The will was executed July 1, 1913, and the testatrix died on the 17th day of March, 1917. During the period between the execution of the will and the death of the testatrix, her daughter, Mrs. Hicks, died without leaving any children or descendants, but survived by her husband, to whom the forty-two shares of stock specifically bequeathed by the clause of the will we have quoted have been transferred in due course of administration. At the time of her death the testatrix was also the owner of sixteen additional shares of stock of the Northern Central Railway Company, which she had received, by virtue of her existing share holdings, as her proportion of a forty per cent stock dividend declared by the company in July, 1914, on account of surplus earnings appropriated to improvements or otherwise invested. The sixteen shares which thus accrued to the testatrix are claimed by her son-in-law, Mr. Hicks, as the substituted legatee, under her will, of the forty-two shares therein bequeathed, upon the theory that the dividend stock subsequently issued bore such a relation to the original shares as to follow the course of their testamentary disposition. This claim is contested by the two surviving sons of the testatrix, who assert that the sixteen shares in question have passed to them as residuary legatees. The appeal is from a decree by which the latter view was sustained. *Page 695
The descriptive terms of the bequest are clear. The property intended to be bequeathed was plainly designated by the testatrix as "the forty-two (42) shares of stock in the Northern Central Railway Company now registered in my name." It was the only stock of that company owned by her when she executed her will, and it was readily identified by the description quoted when the will took effect at her death. So far as the specific terms of the bequest are concerned, they are completely gratified by the delivery to the legatee of the forty-two shares precisely described. It is only because the stock dividend represented assets which previously formed elements of value of the stock already issued that the dividend stock is claimed by the legatee of the original shares.
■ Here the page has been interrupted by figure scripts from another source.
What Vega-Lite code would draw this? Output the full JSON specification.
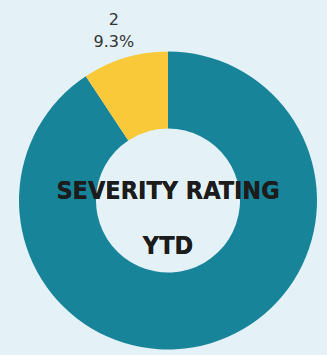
{
  "$schema": "https://vega.github.io/schema/vega-lite/v6.json",
  "width": 327,
  "height": 355,
  "autosize": {"type": "fit", "contains": "padding"},
  "padding": {"left": 9, "top": 46, "right": 0, "bottom": 0},
  "background": "#e4f2f8",
  "view": {"stroke": null},
  "data": {
    "values": [
      {"rating": "1", "pct": 90.7, "label": "", "order": 1},
      {"rating": "2", "pct": 9.3, "label": "2\n9.3%", "order": 2}
    ]
  },
  "layer": [
    {
      "mark": {"type": "arc", "innerRadius": 72, "outerRadius": 149, "stroke": null},
      "encoding": {
        "theta": {"field": "pct", "type": "quantitative", "stack": true},
        "order": {"field": "order", "type": "quantitative"},
        "color": {
          "field": "rating",
          "type": "nominal",
          "scale": {"domain": ["1", "2"], "range": ["#17849a", "#f9c93a"]},
          "legend": null
        }
      }
    },
    {
      "mark": {"type": "text", "radius": 188, "font": "DejaVu Sans", "fontSize": 16, "color": "#333333", "lineBreak": "\n", "lineHeight": 22, "baseline": "middle", "align": "center"},
      "encoding": {
        "theta": {"field": "pct", "type": "quantitative", "stack": true},
        "order": {"field": "order", "type": "quantitative"},
        "text": {"field": "label"}
      }
    },
    {
      "mark": {"type": "text", "text": "SEVERITY RATING", "font": "DejaVu Sans Condensed", "fontWeight": "bold", "fontSize": 25, "color": "#1c1c1c", "dy": -10, "baseline": "middle", "align": "center"},
      "encoding": {}
    },
    {
      "mark": {"type": "text", "text": "YTD", "font": "DejaVu Sans Condensed", "fontWeight": "bold", "fontSize": 25, "color": "#1c1c1c", "dy": 45, "baseline": "middle", "align": "center"},
      "encoding": {}
    }
  ]
}
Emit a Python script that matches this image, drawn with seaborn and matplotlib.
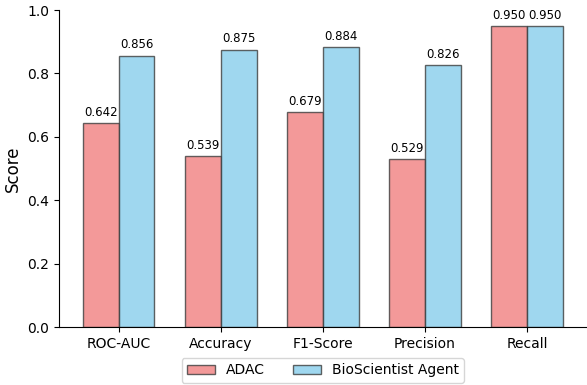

When the sixteen shares of dividend stock were issued to the testatrix, she also received her due proportion of a cash dividend likewise declared on account of accumulated earnings of the corporation. It is, of course, not suggested that this cash dividend would pass under the bequest of the stock, even if the money thus derived could be identified at the period when the will became operative. The Railway Company might have distributed its surplus earnings wholly in the form of cash dividends, instead of using a part of such funds for improvements on account of which stock dividends were declared. If the former course had been pursued, it would not be contended that the bequest of the forty-two shares should be treated as carrying with it such part of the proceeds of the cash dividends as the testatrix may not have expended in her lifetime. The fact that the dividends were declared partly in stock, instead of entirely in cash, does not affect the principle of the question now being determined.Northern Central Dividend Cases, 126 Md. 16; Miller v. SafeD. T. Co., 127 Md. 612.
The ordinary rule is that dividends and income accruing prior to the death of the testatrix, from stock or other property which is the subject of a specific bequest under the will, do not follow the legacy, but form part of the general estate. *Page 696 40 Cyc. 1549; Thompson on Corporations (2nd Ed.), Vol. IV, sec. 4292; Wethered v. Safe Deposit and Trust Co.,79 Md. 157. In the application of that rule no distinction can properly be made between stock and cash dividends of corporate earnings received by a testator under such circumstances as those shown by this Record.
In the case of In Re Brann, 219 N.Y. 263, 114 N.E. 404, a testatrix had bequeathed the thirty shares of stock of the Standard Oil Company owned by her at the time of the execution of her will, to be held in trust for her brother for life and for certain charities in remainder. The will was executed in 1908 and the testatrix died in 1912. About a year prior to her death she received from the Standard Oil Company a number of shares of the stock of its various subsidiary oil companies, which it distributed to its stockholders under a decree of the United States Supreme Court requiring it to dispose of its holdings in corporations under its control. The question in the case was whether the shares of the subsidiary companies, thus accruing to the testatrix in her lifetime, passed with her bequest of the primary shares, on account of which they were distributed, or were included in the portion of the estate to which the residuary legatee was entitled. The Court of Appeals of New York adopted the latter theory, and in the course of its opinion said: "The new shares are, in effect, an extraordinary dividend declared during the life of the testatrix. * * * The case stands the same as if the Standard Oil Company had sold the shares and distributed the proceeds. It is hardly denied that a voluntary dividend, whether paid in money or in stock, would be separate from the primary shares." A different rule could not be invoked, the Court said, merely because the dividend in that case was compulsory. Due consideration was given to the fact that the subsidiary shares, while held by the parent company, contributed to the value of its stock, but it was held that the reduction which their distribution caused in the *Page 697 value of the bequeathed shares was analogous to a partial ademption of the legacy.
If, in the present case, the dividend shares had been received by the testatrix before her will was executed, it is obvious that they could not be held to be embraced in the specific bequest of the original forty-two shares of which she was the owner. In such a situation the omission of the testatrix to mention the additional shares in connection with the legacy, would be accepted as a plain indication of her intention that they were not to be included in the bequest. They would certainly not be attached to the legacy by judicial action simply because they represented assets from which the bequeathed stock had formerly derived a part of its value. While the dividend stock with which we are now dealing had not been received by the testatrix at the time of the execution of her will, it was in her possession for more than two years prior to her death, but no change was made in her will to include the new stock within the terms and effect of the bequest under consideration. If it had been the desire of the testatrix to have the legacy include the sixteen shares of Northern Central stock issued to her in 1914, as well as the forty-two shares specified in the bequest, it may well be supposed that, in the ample time available, she would have made the simple alteration in her will necessary to accomplish that result.